---- DATA SHOWN
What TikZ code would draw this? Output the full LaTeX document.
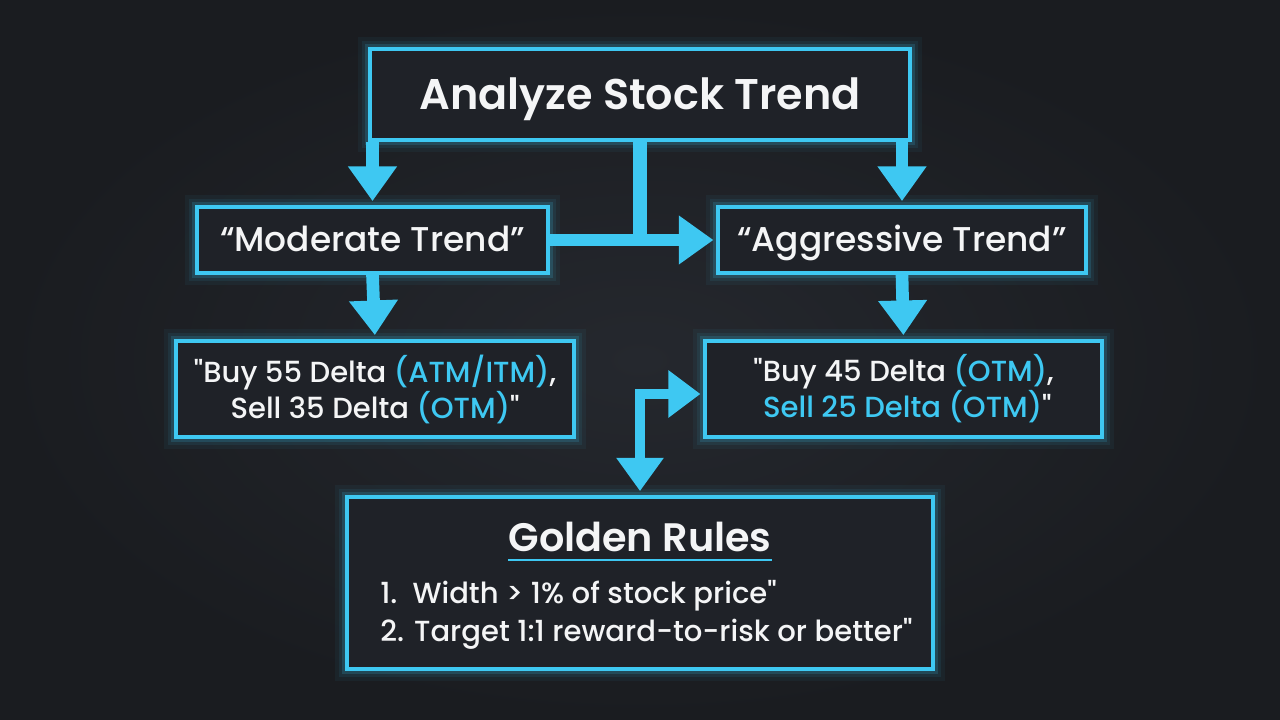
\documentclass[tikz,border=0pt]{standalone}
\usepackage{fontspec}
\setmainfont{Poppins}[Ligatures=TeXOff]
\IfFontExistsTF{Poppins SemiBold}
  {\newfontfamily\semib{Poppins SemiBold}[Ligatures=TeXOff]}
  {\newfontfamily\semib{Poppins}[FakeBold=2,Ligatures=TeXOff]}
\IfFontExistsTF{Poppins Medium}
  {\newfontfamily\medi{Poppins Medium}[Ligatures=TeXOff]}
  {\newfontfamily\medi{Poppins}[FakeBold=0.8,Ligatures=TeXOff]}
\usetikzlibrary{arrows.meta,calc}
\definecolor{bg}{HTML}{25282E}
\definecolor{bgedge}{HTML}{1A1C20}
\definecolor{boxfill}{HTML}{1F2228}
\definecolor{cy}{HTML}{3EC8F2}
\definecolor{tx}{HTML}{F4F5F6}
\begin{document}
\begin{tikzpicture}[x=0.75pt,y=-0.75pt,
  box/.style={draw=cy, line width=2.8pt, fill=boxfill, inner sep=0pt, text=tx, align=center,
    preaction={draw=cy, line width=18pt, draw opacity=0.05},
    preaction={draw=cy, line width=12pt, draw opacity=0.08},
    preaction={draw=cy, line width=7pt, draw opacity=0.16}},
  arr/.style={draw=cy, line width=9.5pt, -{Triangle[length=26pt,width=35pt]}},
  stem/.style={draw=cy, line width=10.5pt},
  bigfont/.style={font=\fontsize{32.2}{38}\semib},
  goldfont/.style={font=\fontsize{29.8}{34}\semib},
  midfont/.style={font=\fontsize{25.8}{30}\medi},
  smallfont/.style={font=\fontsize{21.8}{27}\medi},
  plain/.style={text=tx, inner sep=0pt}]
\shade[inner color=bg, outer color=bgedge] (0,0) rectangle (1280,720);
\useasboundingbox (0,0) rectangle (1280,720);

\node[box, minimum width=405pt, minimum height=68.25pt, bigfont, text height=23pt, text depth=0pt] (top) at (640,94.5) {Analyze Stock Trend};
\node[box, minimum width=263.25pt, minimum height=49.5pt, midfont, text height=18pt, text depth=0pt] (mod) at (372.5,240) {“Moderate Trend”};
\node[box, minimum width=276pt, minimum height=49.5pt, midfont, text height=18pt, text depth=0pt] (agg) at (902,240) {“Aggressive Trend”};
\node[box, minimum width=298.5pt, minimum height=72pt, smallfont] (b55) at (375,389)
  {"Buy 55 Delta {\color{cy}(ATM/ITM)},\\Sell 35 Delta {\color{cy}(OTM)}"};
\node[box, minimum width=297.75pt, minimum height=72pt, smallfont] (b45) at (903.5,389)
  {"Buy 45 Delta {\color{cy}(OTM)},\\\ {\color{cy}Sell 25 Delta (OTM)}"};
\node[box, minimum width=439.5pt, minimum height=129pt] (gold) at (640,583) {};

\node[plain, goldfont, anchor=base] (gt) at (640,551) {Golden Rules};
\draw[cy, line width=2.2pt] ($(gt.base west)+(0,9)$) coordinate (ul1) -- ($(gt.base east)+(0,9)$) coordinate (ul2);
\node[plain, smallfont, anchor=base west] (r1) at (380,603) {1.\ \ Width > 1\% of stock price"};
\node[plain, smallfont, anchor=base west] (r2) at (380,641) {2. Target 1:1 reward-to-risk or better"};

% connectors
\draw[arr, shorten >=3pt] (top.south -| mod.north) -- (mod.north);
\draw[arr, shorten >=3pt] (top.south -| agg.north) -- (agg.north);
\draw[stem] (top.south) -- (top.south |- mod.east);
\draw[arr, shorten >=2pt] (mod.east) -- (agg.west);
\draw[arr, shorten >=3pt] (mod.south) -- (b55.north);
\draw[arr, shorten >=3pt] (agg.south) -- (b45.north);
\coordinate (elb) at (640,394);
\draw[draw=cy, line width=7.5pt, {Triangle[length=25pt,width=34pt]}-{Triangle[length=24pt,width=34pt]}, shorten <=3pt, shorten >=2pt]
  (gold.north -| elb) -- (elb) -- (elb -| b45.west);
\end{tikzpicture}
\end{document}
--------
With the pictures left out, transcribe the material exactly.

What TikZ code would draw this? Output the full LaTeX document.
\documentclass[tikz,border=0pt]{standalone}
\usepackage{fontspec}
\setmainfont{Poppins}[Ligatures=TeXOff]
\IfFontExistsTF{Poppins SemiBold}
  {\newfontfamily\semib{Poppins SemiBold}[Ligatures=TeXOff]}
  {\newfontfamily\semib{Poppins}[FakeBold=2,Ligatures=TeXOff]}
\IfFontExistsTF{Poppins Medium}
  {\newfontfamily\medi{Poppins Medium}[Ligatures=TeXOff]}
  {\newfontfamily\medi{Poppins}[FakeBold=0.8,Ligatures=TeXOff]}
\usetikzlibrary{arrows.meta,calc}
\definecolor{bg}{HTML}{25282E}
\definecolor{bgedge}{HTML}{1A1C20}
\definecolor{boxfill}{HTML}{1F2228}
\definecolor{cy}{HTML}{3EC8F2}
\definecolor{tx}{HTML}{F4F5F6}
\begin{document}
\begin{tikzpicture}[x=0.75pt,y=-0.75pt,
  box/.style={draw=cy, line width=2.8pt, fill=boxfill, inner sep=0pt, text=tx, align=center,
    preaction={draw=cy, line width=18pt, draw opacity=0.05},
    preaction={draw=cy, line width=12pt, draw opacity=0.08},
    preaction={draw=cy, line width=7pt, draw opacity=0.16}},
  arr/.style={draw=cy, line width=9.5pt, -{Triangle[length=26pt,width=35pt]}},
  stem/.style={draw=cy, line width=10.5pt},
  bigfont/.style={font=\fontsize{32.2}{38}\semib},
  goldfont/.style={font=\fontsize{29.8}{34}\semib},
  midfont/.style={font=\fontsize{25.8}{30}\medi},
  smallfont/.style={font=\fontsize{21.8}{27}\medi},
  plain/.style={text=tx, inner sep=0pt}]
\shade[inner color=bg, outer color=bgedge] (0,0) rectangle (1280,720);
\useasboundingbox (0,0) rectangle (1280,720);

\node[box, minimum width=405pt, minimum height=68.25pt, bigfont, text height=23pt, text depth=0pt] (top) at (640,94.5) {Analyze Stock Trend};
\node[box, minimum width=263.25pt, minimum height=49.5pt, midfont, text height=18pt, text depth=0pt] (mod) at (372.5,240) {“Moderate Trend”};
\node[box, minimum width=276pt, minimum height=49.5pt, midfont, text height=18pt, text depth=0pt] (agg) at (902,240) {“Aggressive Trend”};
\node[box, minimum width=298.5pt, minimum height=72pt, smallfont] (b55) at (375,389)
  {"Buy 55 Delta {\color{cy}(ATM/ITM)},\\Sell 35 Delta {\color{cy}(OTM)}"};
\node[box, minimum width=297.75pt, minimum height=72pt, smallfont] (b45) at (903.5,389)
  {"Buy 45 Delta {\color{cy}(OTM)},\\\ {\color{cy}Sell 25 Delta (OTM)}"};
\node[box, minimum width=439.5pt, minimum height=129pt] (gold) at (640,583) {};

\node[plain, goldfont, anchor=base] (gt) at (640,551) {Golden Rules};
\draw[cy, line width=2.2pt] ($(gt.base west)+(0,9)$) coordinate (ul1) -- ($(gt.base east)+(0,9)$) coordinate (ul2);
\node[plain, smallfont, anchor=base west] (r1) at (380,603) {1.\ \ Width > 1\% of stock price"};
\node[plain, smallfont, anchor=base west] (r2) at (380,641) {2. Target 1:1 reward-to-risk or better"};

% connectors
\draw[arr, shorten >=3pt] (top.south -| mod.north) -- (mod.north);
\draw[arr, shorten >=3pt] (top.south -| agg.north) -- (agg.north);
\draw[stem] (top.south) -- (top.south |- mod.east);
\draw[arr, shorten >=2pt] (mod.east) -- (agg.west);
\draw[arr, shorten >=3pt] (mod.south) -- (b55.north);
\draw[arr, shorten >=3pt] (agg.south) -- (b45.north);
\coordinate (elb) at (640,394);
\draw[draw=cy, line width=7.5pt, {Triangle[length=25pt,width=34pt]}-{Triangle[length=24pt,width=34pt]}, shorten <=3pt, shorten >=2pt]
  (gold.north -| elb) -- (elb) -- (elb -| b45.west);
\end{tikzpicture}
\end{document}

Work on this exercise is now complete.